Waiting for the Barbarians continues through the seasons as these dominoes fall both for the region and the magistrate himself. As Joll and his second in command (Robert Pattinson’s Mandel) are hardened enough to call humanity and compassion a liability against their own survival, Rylance can’t help but wield them as strengths when confronted by the cost of warped “justice” in the form of a young woman (Gana Bayarsaikhan) made blind and crippled via the Empire’s interrogation tactics. Even though he’s empathetic, however, the magistrate is still an outsider. He’s still a man who gets fat in his apartment while vagrants beg outside his borders. He’s still a man who has taken control over that which he has no jurisdiction. Kindness is not exempt from also being cruel.

It’s a lesson perfectly suited to this moment in our global history because it demands that we reflect upon our respective privilege and the hypocrisies inherent to its existence regardless of allyship. That it comes in a package tainted by the personal issues surrounding both Guerra (recent sexual harassment and abuse allegations that he denies) and Depp (ongoing domestic abuse court battles with ex-wife Amber Heard) isn’t great. It is important, however, that an artist such as Guerra tell this story considering his Columbian heritage and previous post-colonial work Embrace of the Serpent. He understands the complexity of the circumstances on-screen and the differing levels of oppression that the colonized must face from their colonizers. It’s a crucial perspective that Guerra’s controversy unfortunately can’t help but undermine.

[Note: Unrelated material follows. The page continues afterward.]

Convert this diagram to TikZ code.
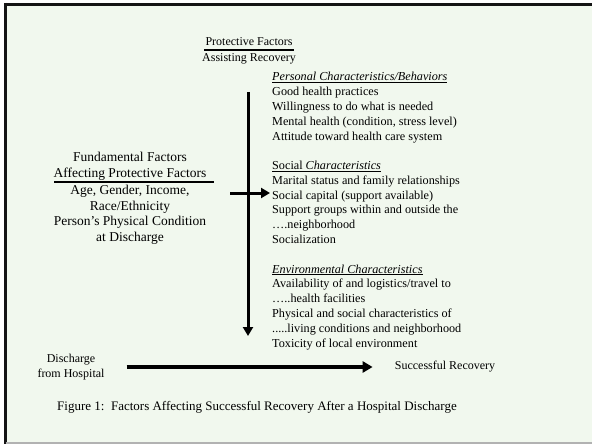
\documentclass[tikz,border=0pt]{standalone}
\usepackage{fontspec}
\setmainfont{Liberation Serif}
\usetikzlibrary{arrows.meta}
\definecolor{bg}{RGB}{241,248,238}
\definecolor{edge}{RGB}{20,20,20}
\tikzset{
  txt/.style={font=\fontsize{12}{15}\selectfont, inner sep=0pt, text=black},
  listtxt/.style={font=\fontsize{12.2}{14.78}\selectfont, inner sep=0pt, text=black},
  fundtxt/.style={font=\fontsize{13.5}{15.7}\selectfont, inner sep=0pt, text=black},
  captxt/.style={font=\fontsize{13}{15}\selectfont, inner sep=0pt, text=black},
  rule/.style={line width=1.6pt, black},
  bigarrow/.style={line width=3pt, -{Triangle[length=9pt,width=10pt]}},
}
\begin{document}
\begin{tikzpicture}[x=1pt,y=-1pt]
\useasboundingbox (0,0) rectangle (592,444);
\fill[white] (0,0) rectangle (592,444);
\fill[bg] (5.5,4.5) rectangle (592,443);
\draw[edge, line width=3pt] (4,4.5) -- (592,4.5);
\draw[edge, line width=3pt] (5.5,3) -- (5.5,444);
\draw[gray!60, line width=1.5pt] (5.5,443.2) -- (592,443.2);

% Protective factors heading
\node[txt, anchor=base] (protA) at (249,46) {Protective Factors};
\node[txt, anchor=base] (protB) at (249,62) {Assisting Recovery};
\draw[rule] ([xshift=-1pt,yshift=-3.5pt]protA.south west) -- ([xshift=1pt,yshift=-3.5pt]protA.south east);

% vertical arrow
\coordinate (vtop) at (248,92);
\coordinate (vbot) at (248,336);
\draw[bigarrow] (vtop) -- (vbot);

% right column
\node[listtxt, anchor=base west, align=left] (list) at (272,347) {%
\underline{\itshape Personal Characteristics/Behaviors}\\
Good health practices\\
Willingness to do what is needed\\
Mental health (condition, stress level)\\
Attitude toward health care system\\
~\\
\underline{Social \itshape Characteristics}\\
Marital status and family relationships\\
Social capital (support available)\\
Support groups within and outside the\\
….neighborhood\\
Socialization\\
~\\
\underline{\itshape Environmental Characteristics}\\
Availability of and logistics/travel to\\
…..health facilities\\
Physical and social characteristics of\\
.....living conditions and neighborhood\\
Toxicity of local environment};

% fundamental factors
\node[fundtxt, anchor=base, align=center] (fundA) at (130,177.5) {Fundamental Factors\\Affecting Protective Factors};
\node[fundtxt, anchor=base, align=center] (fundB) at (130,241.5) {Age, Gender, Income,\\Race/Ethnicity\\Person’s Physical Condition\\at Discharge};
\draw[rule] (54,182) -- (214,182);
\coordinate (harrowEnd) at (270,193);
\draw[bigarrow] ([xshift=24pt]fundB.east |- harrowEnd) -- (harrowEnd);

% bottom
\node[txt, anchor=base, align=center] (disch) at (71,377.5) {Discharge\\from Hospital};
\node[txt, anchor=base] (succ) at (445,369) {Successful Recovery};
\draw[line width=3.5pt, -{Triangle[length=10pt,width=11pt]}] ([xshift=22pt]disch.east |- 0,367) -- ([xshift=-22pt]succ.west |- 0,367);

\node[captxt, anchor=base] (cap) at (257,410) {Figure 1:\ \ Factors Affecting Successful Recovery After a Hospital Discharge};
\end{tikzpicture}
\end{document}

Despite the on-the-nose delivery of its messaging being intentional, Coetzee’s script will surely alienate some viewers. The slow pacing won’t do it any favors either, considering it promises weightier drama than that heightened, moralizing tone could ever provide. I often found myself disappointed upon acknowledging how the proceedings can never quite allow Rylance’s performance to breathe as a cautionary tale since the scenario is so entrenched in a dark sensibility highlighting a rather debilitating sense of futility. But that in and of itself is also a worthy lesson: to appreciate how the fruitlessness of honorable actions doesn’t necessarily render them less important. While they may not stop this battle, they’ll inspire others to stop the war.

Waiting for the Barbarians hits VOD and Digital HD on August 7.